Kate Breslin has served as Schuyler Center's President and CEO since August 2010.

== Early Work ==
Early on, the Association sought to end one New York county's "remnant of the barbarous system of farming out the care of the poor to the lowest bidder," as Schuyler wrote. "The abuses connected with this practice can well be imagined. Through the exertions of our visiting committee, this system was speedily and completely abolished." The change was made in 1875. That same year, the state legislature passed the Children's Law, which protected children from being institutionalized in state-run poorhouses.

In 1881, the Right of Entrance Law gave SCAA the right to inspect state facilities. In 1890, New York's State Care Act assigned responsibility to the state for caring for poor people with mental illness; the SCAA had encouraged this. In 1909, the Insanity Law was consolidated in chapter 27 of the Consolidated Laws of New York. In 1907, the Association began campaigning to stop the spread of tuberculosis. In 1908, the Association wrote recommendations for building new hospitals.

== Current ==
In the 1990s, the Association lobbied the state for an earned income tax credit, lowering taxes for the working poor. The Association also tried to lobby the state to increase the minimum wage, with less success.

In December 2000, the organization changed its name to the Schuyler Center for Analysis and Advocacy.

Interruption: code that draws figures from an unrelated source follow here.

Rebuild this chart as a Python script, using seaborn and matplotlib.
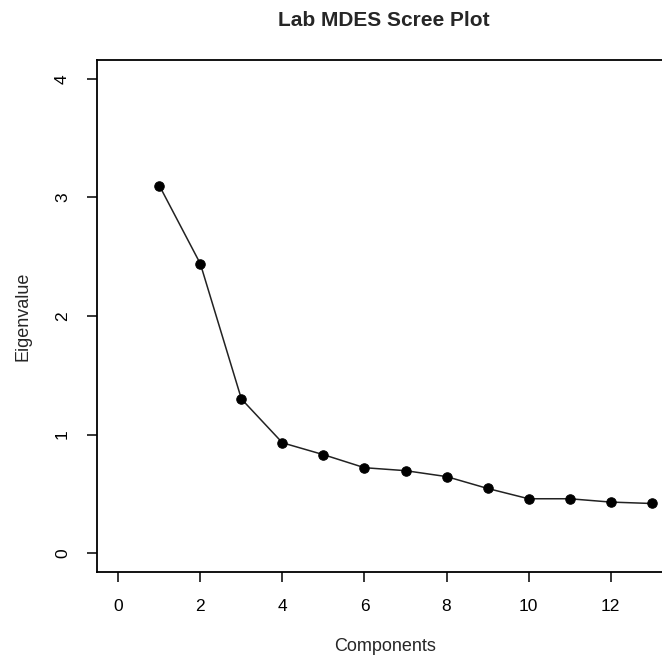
import matplotlib
matplotlib.use("Agg")
import matplotlib.pyplot as plt
import seaborn as sns
import pandas as pd

components = [1, 2, 3, 4, 5, 6, 7, 8, 9, 10, 11, 12, 13]
eigenvalues = [3.10, 2.44, 1.30, 0.93, 0.83, 0.72, 0.695, 0.645, 0.545, 0.458, 0.458, 0.43, 0.418]
x_ticks = [0, 2, 4, 6, 8, 10, 12]
y_ticks = [0, 1, 2, 3, 4]

sns.set_style("ticks")
plt.rcParams['font.family'] = ['Liberation Sans', 'DejaVu Sans']

df = pd.DataFrame({"Components": components, "Eigenvalue": eigenvalues})

fig = plt.figure(figsize=(6.62, 6.60), dpi=100)
ax = fig.add_axes([97/662, 1 - 572/660, (673 - 97)/662, (572 - 60)/660])

sns.lineplot(data=df, x="Components", y="Eigenvalue", ax=ax, color="#222222",
             linewidth=1.1, marker="o", markersize=6.8, markerfacecolor="black",
             markeredgecolor="black")

ax.set_xlim(-0.52, 13.52)
ax.set_ylim(-0.16, 4.16)
ax.set_xticks(x_ticks)
ax.set_yticks(y_ticks)
ax.set_xticklabels([str(t) for t in x_ticks], fontsize=12.5)
ax.set_yticklabels([str(t) for t in y_ticks], fontsize=12.5, rotation=90, va="center")
ax.tick_params(axis="both", direction="out", length=7, width=1.1, colors="black", pad=12.5)
for s in ax.spines.values():
    s.set_linewidth(1.3)
    s.set_color("black")
    s.set_visible(True)

ax.set_xlabel("Components", fontsize=13, labelpad=17)
ax.set_ylabel("Eigenvalue", fontsize=13, labelpad=17)
fig.text(383.5/662, 1 - 20/660, "Lab MDES Scree Plot", ha="center", va="center",
         fontsize=15, fontweight="bold")

fig.savefig("out.png", dpi=100)
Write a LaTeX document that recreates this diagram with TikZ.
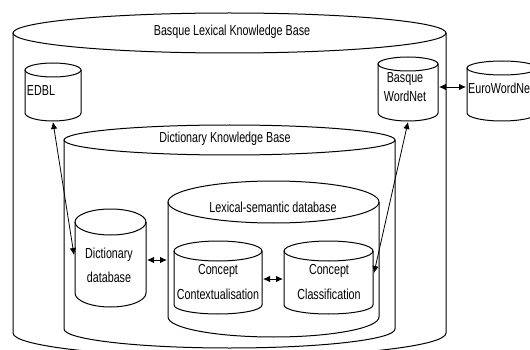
\documentclass[tikz,border=0pt]{standalone}
\usepackage{fontspec}
\setmainfont{Liberation Sans}[FakeStretch=0.74]
\usetikzlibrary{arrows.meta}
\tikzset{
  cyl/.style={draw=black, line width=1pt},
  lbl/.style={inner sep=0pt, font=\fontsize{14.5}{17}\selectfont, align=center},
  link/.style={line width=0.8pt, {Latex[length=7pt,width=6.5pt]}-{Latex[length=7pt,width=6.5pt]}},
}
\newcommand{\dbcyl}[6]{%
  \pgfmathsetmacro{\cylcx}{(#1+#2)/2}%
  \pgfmathsetmacro{\cylrx}{(#2-#1)/2}%
  \draw[cyl] (\cylcx,#3) ellipse[x radius=\cylrx, y radius=#4];
  \draw[cyl] (#1,#3) -- (#1,#5) arc[start angle=180, end angle=0, x radius=\cylrx, y radius=#6] -- (#2,#3);
}
\begin{document}
\begin{tikzpicture}[x=1pt, y=1pt, yscale=-1]
\useasboundingbox (0,0) rectangle (530,350);
\clip (0,0) rectangle (530,350);
\fill[white] (0,0) rectangle (530,350);
% cylinders
\dbcyl{13}{446}{33}{20}{333}{24}
\dbcyl{25}{81}{70}{7}{113}{8}
\dbcyl{378}{438}{64}{7}{113}{8}
\dbcyl{467}{537}{68}{7}{113}{8}
\dbcyl{64}{395}{140}{15}{329}{19}
\dbcyl{168}{379}{202}{21}{317}{20}
\dbcyl{75}{146}{222}{13}{293}{14}
\dbcyl{174}{262}{251}{10}{305}{9}
\dbcyl{284}{373}{251}{10}{305}{9}
% labels
\node[lbl] (blkb) at (232,32) {Basque Lexical Knowledge Base};
\node[lbl] (edbl) at (41,91) {EDBL};
\node[lbl, font=\fontsize{14.5}{19}\selectfont] (bwn) at (405,87.5) {Basque\\WordNet};
\node[lbl, anchor=west] (ewn) at (468,88) {EuroWordNet};
\node[lbl] (dkb) at (225,139) {Dictionary Knowledge Base};
\node[lbl] (lex) at (273,207) {Lexical-semantic database};
\node[lbl, font=\fontsize{14.5}{24}\selectfont] (dictdb) at (109,265) {Dictionary\\database};
\node[lbl, font=\fontsize{14.5}{25}\selectfont] (conctx) at (218,282.5) {Concept\\Contextualisation};
\node[lbl, font=\fontsize{14.5}{25}\selectfont] (concls) at (329,282.5) {Concept\\Classification};
% connector ends
\coordinate (edbl-s) at (53,122);
\coordinate (dictdb-w) at (74,255);
\coordinate (bwn-s) at (408,122);
\coordinate (concls-e) at (374,273);
\coordinate (bwn-e) at (439,87);
\coordinate (ewn-w) at (466,87);
\coordinate (dictdb-e) at (147,260);
\coordinate (lex-w) at (167,260);
\coordinate (conctx-e) at (263,279);
\coordinate (concls-w) at (283,279);
% connectors
\draw[link] (edbl-s) -- (dictdb-w);
\draw[link] (bwn-s) -- (concls-e);
\draw[link] (bwn-e) -- (ewn-w);
\draw[link] (dictdb-e) -- (lex-w);
\draw[link] (conctx-e) -- (concls-w);
\end{tikzpicture}
\end{document}
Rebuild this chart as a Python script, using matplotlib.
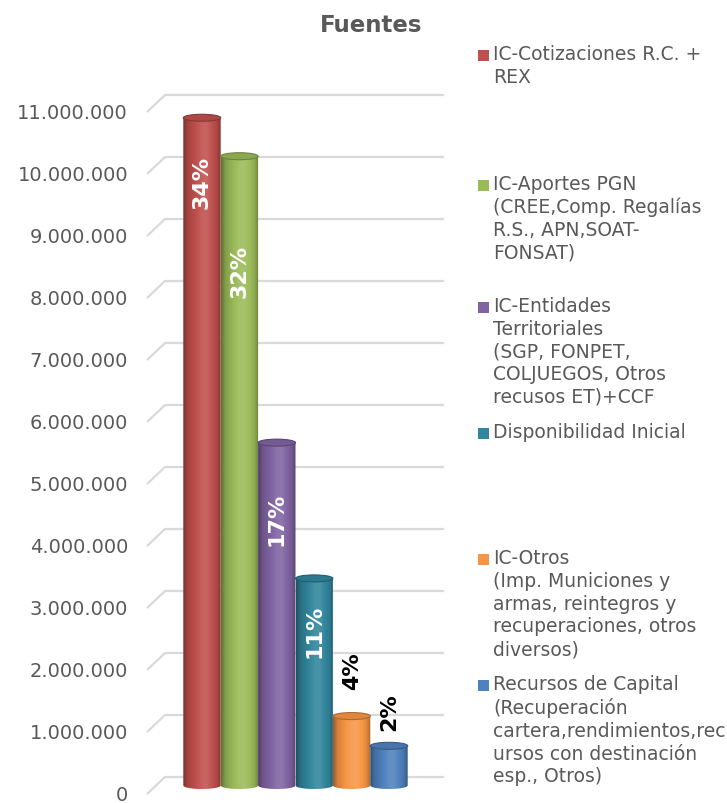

In 2025, the funders listed on its website included Mother Cabrini Health Foundation, Robin Hood Foundation, and The New York Community Trust.

Schuyler Center is a trusted leader in advocating for policy solutions that address child poverty and its related hardships, including spearheading the New York State Child Poverty Reduction Act and its implementation, advocating for a robust state child tax credit, championing universal child care in the state budget, advocating for a family-centered child welfare system, and supporting state investments that support child and family wellbeing.

Since 2018, Schuyler Center has published the annual State of New York's Children Data Book, which shares state and county-level data in the areas of child care, child poverty, food insecurity, child health, oral health, and child welfare.

Schuyler Center's policy experts are frequently interviewed by state, local, and national media outlets for insights on policy related to child wellbeing.

Schuyler Center houses and leads several campaigns, including Medicaid Matters New York, the Empire State Campaign for Child Care, New York Can End Child Poverty, and the Child and Family Wellbeing Action Network.